C.S. Lewis, best known for the Narnia books, had a short but eventful war experience. He turned 18 in 1916, but did not go to France until the following year because of starting at Oxford and going through the Oxford University Officer Training Corps. He finally reached the front at the end of November 1917, only to fall ill from trench fever in February. Returning to the trenches in the spring, he was wounded (by friendly fire) in the Battle of Arras in April, a few days before the Red Baron died.

At this point a hundred years ago, Lewis, to his father's dismay, was still in the army but at least away from the front.
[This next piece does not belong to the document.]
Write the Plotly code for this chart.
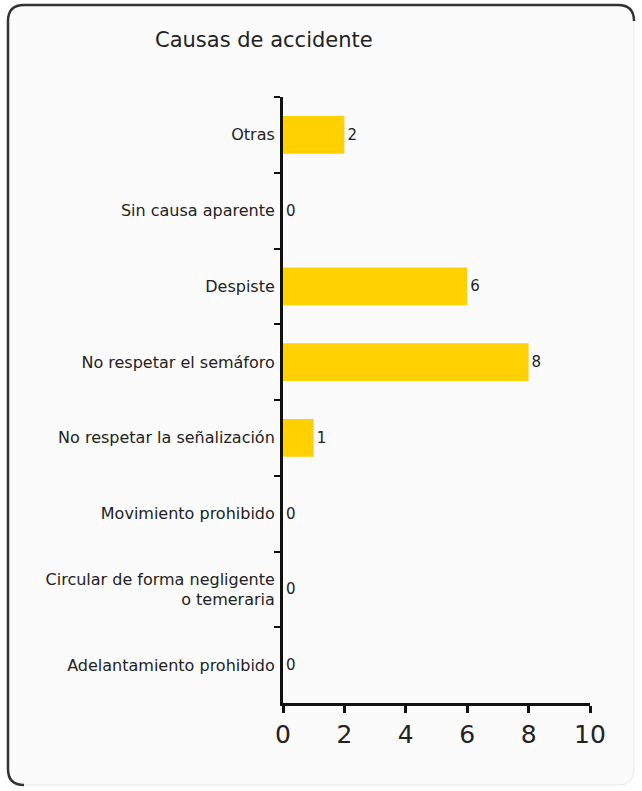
import plotly.graph_objects as go

# Accident causes and counts, listed top to bottom
causas = [
    "Otras",
    "Sin causa aparente",
    "Despiste",
    "No respetar el semáforo",
    "No respetar la señalización",
    "Movimiento prohibido",
    "Circular de forma negligente<br>o temeraria",
    "Adelantamiento prohibido",
]
accidentes = [2, 0, 6, 8, 1, 0, 0, 0]
x_ticks = [0, 2, 4, 6, 8, 10]

W, H = 642, 791
L, R, T, B = 283, 52, 97, 88
PW, PH = W - L - R, H - T - B


def px(x):
    return (x - L) / PW


def py(y):
    return (H - B - y) / PH


FONT = "DejaVu Sans"
BAR = "#FFD100"

fig = go.Figure(
    go.Bar(
        x=accidentes,
        y=causas,
        orientation="h",
        marker=dict(color=BAR, line=dict(width=0)),
        text=[str(v) for v in accidentes],
        textposition="outside",
        textfont=dict(family=FONT, size=15, color="#222"),
        cliponaxis=False,
        hoverinfo="skip",
    )
)

# Card outline: faint full rounded box, dark left/top edges
x0, x1, y0, y1, r = 8, 634, 5, 785, 16
box = (
    f"M {px(x0 + r)} {py(y0)} L {px(x1 - r)} {py(y0)} "
    f"Q {px(x1)} {py(y0)} {px(x1)} {py(y0 + r)} L {px(x1)} {py(y1 - r)} "
    f"Q {px(x1)} {py(y1)} {px(x1 - r)} {py(y1)} L {px(x0 + r)} {py(y1)} "
    f"Q {px(x0)} {py(y1)} {px(x0)} {py(y1 - r)} L {px(x0)} {py(y0 + r)} "
    f"Q {px(x0)} {py(y0)} {px(x0 + r)} {py(y0)} Z"
)
edge = (
    f"M {px(x0 + r)} {py(y1)} "
    f"Q {px(x0)} {py(y1)} {px(x0)} {py(y1 - r)} L {px(x0)} {py(y0 + r)} "
    f"Q {px(x0)} {py(y0)} {px(x0 + r)} {py(y0)} L {px(x1 - r)} {py(y0)} "
    f"Q {px(x1)} {py(y0)} {px(x1)} {py(y0 + r)}"
)
fig.add_shape(type="path", path=box, xref="paper", yref="paper",
              fillcolor="#fbfbfb", line=dict(color="#e6e6e6", width=1), layer="below")
fig.add_shape(type="path", path=edge, xref="paper", yref="paper",
              line=dict(color="#333", width=2.5), layer="below")

fig.update_layout(
    width=W,
    height=H,
    margin=dict(l=L, r=R, t=T, b=B, autoexpand=False),
    paper_bgcolor="white",
    plot_bgcolor="rgba(0,0,0,0)",
    bargap=0.5,
    showlegend=False,
    font=dict(family=FONT, color="#222"),
    title=dict(
        text="Causas de accidente",
        xref="container", yref="container",
        x=155 / W, xanchor="left",
        y=1 - 40 / H, yanchor="middle",
        font=dict(family=FONT, size=21, color="#222"),
    ),
    xaxis=dict(
        range=[0, 10],
        tickvals=x_ticks,
        ticktext=[str(v) for v in x_ticks],
        ticks="outside", ticklen=7, tickwidth=2.5, tickcolor="#111",
        showline=True, linecolor="#111", linewidth=3,
        showgrid=False, zeroline=False,
        tickfont=dict(family=FONT, size=25, color="#222"),
    ),
    yaxis=dict(
        categoryorder="array",
        categoryarray=causas,
        autorange="reversed",
        tickson="boundaries",
        ticks="outside", ticklen=6, tickwidth=2, tickcolor="#111",
        showline=True, linecolor="#111", linewidth=3,
        showgrid=False, zeroline=False,
        ticklabelstandoff=2,
        tickfont=dict(family=FONT, size=16, color="#222"),
    ),
)

fig.write_html("out.html")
He was trying to get his first book of poetry published (it did get published, but would probably be completely forgotten now if it weren't for his later writings.) Lewis wanted to publish under a pseudonym, because "I should not care to have this bit of my life known in the regiment. One doesn't want either officers or men to talk about 'our [bloody] lyrical poet again' whenever I make a mistake."

In his second poem, "French Nocturne (Monchy-Le-Preux)" there is a picture of an aircraft as seen from the trenches:

There comes a buzzing plane; and now, it seems
Flies straight into the moon. Lo! where he steers 
Across the pallid globe and surely nears
In that white land some harbour of dear dreams!

False, mocking fancy! Once I too could dream,
Who now can only see with vulgar eye
That he's no nearer to the moon than I 
And she's a stone that catches the sun's beam.